The Lindley family has operated their 182-acre dairy farm in Chatham County since the late 1800s.
Neill Lindley, the fifth generation of farmers in the family, still owns and runs the farm today. Lindley took over his family’s farm with his wife Cori in 1982 after graduating from NC State University. In 2009, along with help from his father Darryle and son Neill Jr., the Lindleys began to transition away from traditional practices, making their farm organic and sustainable.
Part of that process involved signing their land into a conservation easement with the Triangle Land Conservancy (TLC). The easement allows the Lindleys to continue farming, and it protects their land from future development.

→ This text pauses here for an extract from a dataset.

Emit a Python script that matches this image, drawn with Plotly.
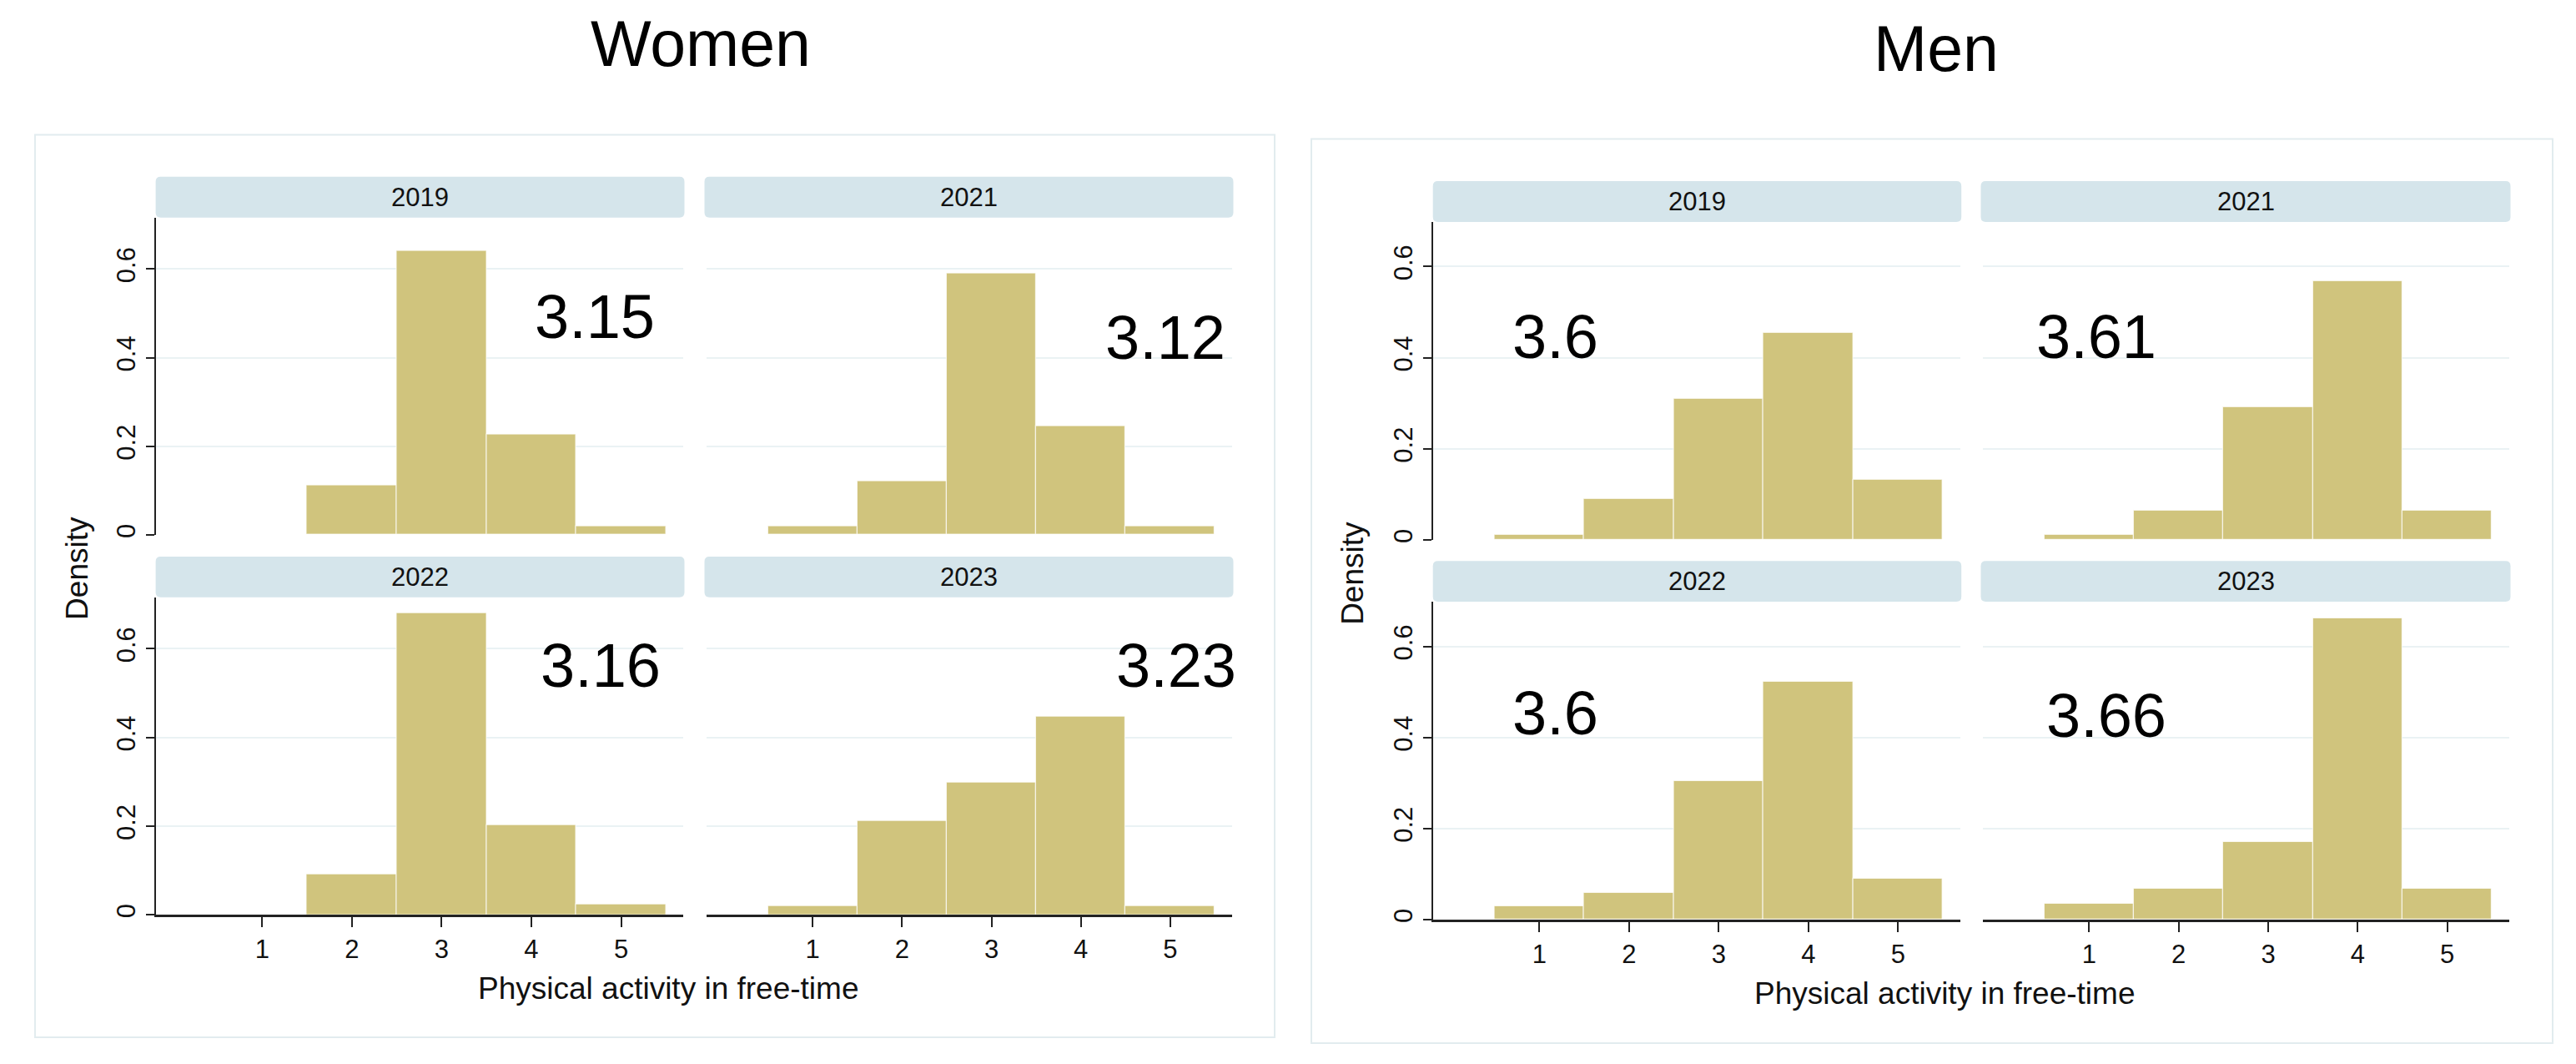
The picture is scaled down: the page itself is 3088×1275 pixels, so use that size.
import plotly.graph_objects as go

# ---------------- data ----------------
categories = [1, 2, 3, 4, 5]
years = ["2019", "2021", "2022", "2023"]

women_2019 = [0.000, 0.112, 0.640, 0.226, 0.020]
women_2021 = [0.019, 0.122, 0.589, 0.245, 0.019]
women_2022 = [0.000, 0.092, 0.680, 0.203, 0.024]
women_2023 = [0.019, 0.211, 0.299, 0.447, 0.019]

men_2019 = [0.012, 0.090, 0.310, 0.455, 0.132]
men_2021 = [0.011, 0.064, 0.292, 0.568, 0.064]
men_2022 = [0.030, 0.059, 0.304, 0.523, 0.089]
men_2023 = [0.034, 0.068, 0.171, 0.661, 0.068]

women_means = ["3.15", "3.12", "3.16", "3.23"]
men_means = ["3.6", "3.61", "3.6", "3.66"]

y_tickvals = [0, 0.2, 0.4, 0.6]
y_ticktext = ["0", "0.2", "0.4", "0.6"]
x_tickvals = [1, 2, 3, 4, 5]
x_ticktext = ["1", "2", "3", "4", "5"]

group_titles = ["Women", "Men"]
x_title = "Physical activity in free-time"
y_title = "Density"

# ---------------- style ----------------
W, H = 3088, 1275
FONT = "Liberation Sans, Arial, sans-serif"
BAR = "#D0C47D"
STRIP = "#D5E5EB"
GRID = "#EAF2F4"
BOXLINE = "#E2ECEF"
AXIS = "#222222"


def px_x(p):
    return p / W


def px_y(p):
    return 1 - p / H


def rounded_rect_path(x0, x1, ytop, ybot, r):
    # pixel coords -> paper path with rounded corners
    X = lambda v: f"{px_x(v):.6f}"
    Y = lambda v: f"{px_y(v):.6f}"
    return (f"M {X(x0 + r)},{Y(ytop)} L {X(x1 - r)},{Y(ytop)} "
            f"Q {X(x1)},{Y(ytop)} {X(x1)},{Y(ytop + r)} "
            f"L {X(x1)},{Y(ybot - r)} Q {X(x1)},{Y(ybot)} {X(x1 - r)},{Y(ybot)} "
            f"L {X(x0 + r)},{Y(ybot)} Q {X(x0)},{Y(ybot)} {X(x0)},{Y(ybot - r)} "
            f"L {X(x0)},{Y(ytop + r)} Q {X(x0)},{Y(ytop)} {X(x0 + r)},{Y(ytop)} Z")


fig = go.Figure()

# panel layout in pixels: (x0, x1, y_top, y_bottom)
women_boxes = [
    (178.6, 811, 253.5, 635),
    (839, 1469, 253.5, 635),
    (178.6, 811, 710, 1091.7),
    (839, 1469, 710, 1091.7),
]
men_boxes = [
    (1709.7, 2341.7, 258.7, 641),
    (2369, 3000, 258.7, 641),
    (1709.7, 2341.7, 715.3, 1097.5),
    (2369, 3000, 715.3, 1097.5),
]
women_text_pos = [(4.707, 0.492), (4.95, 0.446), (4.77, 0.562), (5.07, 0.562)]
men_text_pos = [(1.175, 0.446), (1.08, 0.446), (1.175, 0.453), (1.196, 0.448)]

groups = [
    ([women_2019, women_2021, women_2022, women_2023], women_means, women_boxes, women_text_pos, 0.716),
    ([men_2019, men_2021, men_2022, men_2023], men_means, men_boxes, men_text_pos, 0.698),
]

xrange_ = [-0.187, 5.692]
annotations = []
shapes = []

# outer boxes
for (bx0, by0, bx1, by1) in [(34, 154, 1520, 1239), (1564, 159, 3052, 1246)]:
    shapes.append(dict(type="rect", xref="paper", yref="paper",
                       x0=px_x(bx0), x1=px_x(bx1), y0=px_y(by1), y1=px_y(by0),
                       line=dict(color=BOXLINE, width=2), fillcolor="white", layer="below"))

n = 0
for gi, (series, means, boxes, tpos, ytop) in enumerate(groups):
    for k in range(4):
        n += 1
        xa = "x" if n == 1 else f"x{n}"
        ya = "y" if n == 1 else f"y{n}"
        xkey = "xaxis" if n == 1 else f"xaxis{n}"
        ykey = "yaxis" if n == 1 else f"yaxis{n}"
        x0, x1, yt, yb = boxes[k]
        is_left = k in (0, 2)
        is_bottom = k in (2, 3)

        fig.add_trace(go.Bar(
            x=categories, y=series[k], width=1.0,
            marker=dict(color=BAR, line=dict(color="rgba(255,255,255,0.7)", width=1.2)),
            xaxis=xa, yaxis=ya, showlegend=False, hoverinfo="x+y",
        ))

        fig.layout[xkey] = dict(
            domain=[px_x(x0), px_x(x1)], anchor=ya, range=xrange_,
            tickvals=x_tickvals, ticktext=x_ticktext,
            showticklabels=is_bottom, ticks="outside" if is_bottom else "",
            ticklen=12, tickwidth=2, tickcolor=AXIS,
            showline=is_bottom, linecolor=AXIS, linewidth=2.5,
            showgrid=False, zeroline=False,
            tickfont=dict(family=FONT, size=31, color="#111"),
            fixedrange=True,
        )
        fig.layout[ykey] = dict(
            domain=[px_y(yb), px_y(yt)], anchor=xa, range=[0, ytop],
            tickvals=y_tickvals, ticktext=y_ticktext,
            showticklabels=is_left, ticks="outside" if is_left else "",
            ticklen=10, tickwidth=2, tickcolor=AXIS, tickangle=-90,
            showline=is_left, linecolor=AXIS, linewidth=2,
            showgrid=True, gridcolor=GRID, gridwidth=2, zeroline=False,
            tickfont=dict(family=FONT, size=31, color="#111"),
            fixedrange=True,
        )

        # strip
        sx0 = x0 - (0 if is_left else 2.5)
        sx1 = x1 + 1.5
        shapes.append(dict(type="path", xref="paper", yref="paper",
                           path=rounded_rect_path(sx0, sx1, yt - 49, yt, 6),
                           line=dict(width=0), fillcolor=STRIP, layer="below"))
        annotations.append(dict(xref="paper", yref="paper",
                                x=px_x((sx0 + sx1) / 2), y=px_y(yt - 24.5),
                                text=years[k], showarrow=False,
                                font=dict(family=FONT, size=31, color="#111"),
                                xanchor="center", yanchor="middle"))
        # mean annotation
        annotations.append(dict(xref=xa, yref=ya, x=tpos[k][0], y=tpos[k][1],
                                text=means[k], showarrow=False,
                                font=dict(family=FONT, size=74, color="#000"),
                                xanchor="center", yanchor="middle"))

# group titles
annotations.append(dict(xref="paper", yref="paper", x=px_x(832), y=px_y(44),
                        text=group_titles[0], showarrow=False,
                        font=dict(family=FONT, size=77, color="#000"),
                        xanchor="center", yanchor="middle"))
annotations.append(dict(xref="paper", yref="paper", x=px_x(2313), y=px_y(50),
                        text=group_titles[1], showarrow=False,
                        font=dict(family=FONT, size=77, color="#000"),
                        xanchor="center", yanchor="middle"))

# axis titles
for (cx, cy) in [(85, 675), (1614, 681)]:
    annotations.append(dict(xref="paper", yref="paper", x=px_x(cx), y=px_y(cy),
                            text=y_title, showarrow=False, textangle=-90,
                            font=dict(family=FONT, size=37, color="#111"),
                            xanchor="center", yanchor="middle"))
for (cx, cy) in [(793, 1180), (2323, 1186)]:
    annotations.append(dict(xref="paper", yref="paper", x=px_x(cx), y=px_y(cy),
                            text=x_title, showarrow=False,
                            font=dict(family=FONT, size=37, color="#111"),
                            xanchor="center", yanchor="middle"))

fig.update_layout(
    width=W, height=H,
    margin=dict(l=0, r=0, t=0, b=0),
    paper_bgcolor="white", plot_bgcolor="rgba(0,0,0,0)",
    bargap=0, showlegend=False,
    shapes=shapes, annotations=annotations,
)

fig.write_html("out.html")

“We definitely try to work with landowners that use sustainable practices,” said Leigh Ann Hammerbacher, the associate director of conservation and stewardship at TLC.
TLC holds conservation easements on nearly 700 acres of farmland in the Silk Hope area of Chatham County. The American Farmland Trust estimates that 40 acres of the nation’s farmland is lost to development every hour. In Durham, Orange and Wake counties, on average one of every five acres of farmland has been lost to development over the past 20 years. These easements play an important role in protecting farmland from that development, and they are also important in helping provide farmers with much-needed funding.

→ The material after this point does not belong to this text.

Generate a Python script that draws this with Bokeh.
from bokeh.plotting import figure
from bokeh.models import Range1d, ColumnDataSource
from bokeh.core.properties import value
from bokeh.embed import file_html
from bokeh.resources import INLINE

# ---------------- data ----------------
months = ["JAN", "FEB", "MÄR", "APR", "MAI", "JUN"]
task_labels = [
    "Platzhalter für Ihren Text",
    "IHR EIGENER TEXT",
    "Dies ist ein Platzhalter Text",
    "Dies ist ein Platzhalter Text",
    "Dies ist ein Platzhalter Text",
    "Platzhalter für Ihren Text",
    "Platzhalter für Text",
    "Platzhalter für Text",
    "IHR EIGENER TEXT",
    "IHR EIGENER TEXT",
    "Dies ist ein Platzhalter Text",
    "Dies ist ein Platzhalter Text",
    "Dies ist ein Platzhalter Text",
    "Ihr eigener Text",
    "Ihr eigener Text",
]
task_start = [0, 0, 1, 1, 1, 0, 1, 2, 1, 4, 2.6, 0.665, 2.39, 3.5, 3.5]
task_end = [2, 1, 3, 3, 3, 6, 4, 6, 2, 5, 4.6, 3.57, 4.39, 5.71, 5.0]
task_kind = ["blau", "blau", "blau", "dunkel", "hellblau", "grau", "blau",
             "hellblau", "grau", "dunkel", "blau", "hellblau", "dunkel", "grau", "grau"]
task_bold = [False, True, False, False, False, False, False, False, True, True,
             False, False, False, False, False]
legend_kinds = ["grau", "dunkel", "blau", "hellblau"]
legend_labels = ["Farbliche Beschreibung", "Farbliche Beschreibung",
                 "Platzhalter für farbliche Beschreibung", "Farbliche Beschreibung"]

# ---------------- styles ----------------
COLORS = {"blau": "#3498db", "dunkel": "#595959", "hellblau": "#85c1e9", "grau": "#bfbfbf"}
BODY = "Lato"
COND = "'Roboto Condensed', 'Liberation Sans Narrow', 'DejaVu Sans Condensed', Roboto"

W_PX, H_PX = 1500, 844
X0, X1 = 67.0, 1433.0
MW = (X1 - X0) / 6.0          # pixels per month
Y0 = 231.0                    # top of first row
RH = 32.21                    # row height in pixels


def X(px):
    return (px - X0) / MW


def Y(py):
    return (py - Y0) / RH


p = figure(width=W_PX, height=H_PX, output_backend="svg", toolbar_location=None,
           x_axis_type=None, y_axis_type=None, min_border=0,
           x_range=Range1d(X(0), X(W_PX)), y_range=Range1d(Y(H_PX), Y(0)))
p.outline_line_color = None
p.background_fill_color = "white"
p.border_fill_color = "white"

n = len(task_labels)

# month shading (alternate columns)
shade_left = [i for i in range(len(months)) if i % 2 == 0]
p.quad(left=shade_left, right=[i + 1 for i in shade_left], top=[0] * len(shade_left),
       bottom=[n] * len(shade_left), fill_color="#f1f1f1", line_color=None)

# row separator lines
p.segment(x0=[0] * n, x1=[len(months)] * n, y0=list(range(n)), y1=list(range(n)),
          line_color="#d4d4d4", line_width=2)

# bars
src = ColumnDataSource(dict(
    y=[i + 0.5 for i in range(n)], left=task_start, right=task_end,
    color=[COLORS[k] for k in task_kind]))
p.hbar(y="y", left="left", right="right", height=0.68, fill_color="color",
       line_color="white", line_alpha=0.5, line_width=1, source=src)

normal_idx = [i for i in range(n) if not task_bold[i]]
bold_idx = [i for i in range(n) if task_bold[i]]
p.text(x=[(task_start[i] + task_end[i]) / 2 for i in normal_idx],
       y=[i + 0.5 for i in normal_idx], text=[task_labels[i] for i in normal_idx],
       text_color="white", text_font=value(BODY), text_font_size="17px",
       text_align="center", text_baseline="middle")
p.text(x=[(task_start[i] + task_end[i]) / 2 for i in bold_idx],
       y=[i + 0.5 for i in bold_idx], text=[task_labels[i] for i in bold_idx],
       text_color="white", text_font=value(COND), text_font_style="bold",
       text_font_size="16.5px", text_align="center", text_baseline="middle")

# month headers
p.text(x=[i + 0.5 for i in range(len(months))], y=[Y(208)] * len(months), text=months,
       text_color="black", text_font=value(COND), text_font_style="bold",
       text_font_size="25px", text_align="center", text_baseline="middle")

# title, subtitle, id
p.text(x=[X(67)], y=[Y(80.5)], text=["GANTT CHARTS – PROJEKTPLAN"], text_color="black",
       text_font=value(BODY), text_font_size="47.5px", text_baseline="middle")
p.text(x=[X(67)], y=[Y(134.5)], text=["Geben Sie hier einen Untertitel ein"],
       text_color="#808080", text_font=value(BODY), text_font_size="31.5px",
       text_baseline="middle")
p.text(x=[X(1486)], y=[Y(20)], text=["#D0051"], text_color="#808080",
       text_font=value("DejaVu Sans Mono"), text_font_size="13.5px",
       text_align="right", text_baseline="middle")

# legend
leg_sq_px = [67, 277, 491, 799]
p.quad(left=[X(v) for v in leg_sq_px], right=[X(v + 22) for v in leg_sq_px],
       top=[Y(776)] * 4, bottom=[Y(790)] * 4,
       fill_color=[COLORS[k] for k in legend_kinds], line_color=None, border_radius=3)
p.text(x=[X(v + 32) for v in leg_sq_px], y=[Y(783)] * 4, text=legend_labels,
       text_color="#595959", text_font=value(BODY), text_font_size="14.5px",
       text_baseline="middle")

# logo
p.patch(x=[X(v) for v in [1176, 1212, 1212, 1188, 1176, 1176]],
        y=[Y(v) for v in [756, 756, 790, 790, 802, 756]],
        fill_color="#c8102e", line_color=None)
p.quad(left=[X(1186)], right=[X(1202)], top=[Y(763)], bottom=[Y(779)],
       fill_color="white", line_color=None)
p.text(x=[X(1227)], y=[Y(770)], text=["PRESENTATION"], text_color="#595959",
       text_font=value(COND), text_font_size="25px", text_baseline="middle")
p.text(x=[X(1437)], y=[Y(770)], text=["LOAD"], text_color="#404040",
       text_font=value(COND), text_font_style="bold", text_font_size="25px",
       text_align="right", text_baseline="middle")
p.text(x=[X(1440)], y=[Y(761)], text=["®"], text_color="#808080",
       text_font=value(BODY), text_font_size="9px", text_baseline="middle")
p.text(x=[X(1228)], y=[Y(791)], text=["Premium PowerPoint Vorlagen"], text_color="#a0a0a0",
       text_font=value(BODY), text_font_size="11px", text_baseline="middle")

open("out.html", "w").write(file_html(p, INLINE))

Hammerbacher said the Lindley family invested the funding they received back into the Lindale Farm, aiding in the transition to more sustainable practices. Now that the farm is fully organic, she said the Lindleys are doing very well.
“This farm is one of the most successful farms in the area,” said Hammerbacher. “And they definitely believe that switching to the organic market, particularly in the dairy industry, has brought them more stability.”
The Lindale Farm is a part of Organic Valley, the nation’s largest organic farmer cooperative. Farmers sell their products locally in all 50 states, and even export to 25 countries worldwide.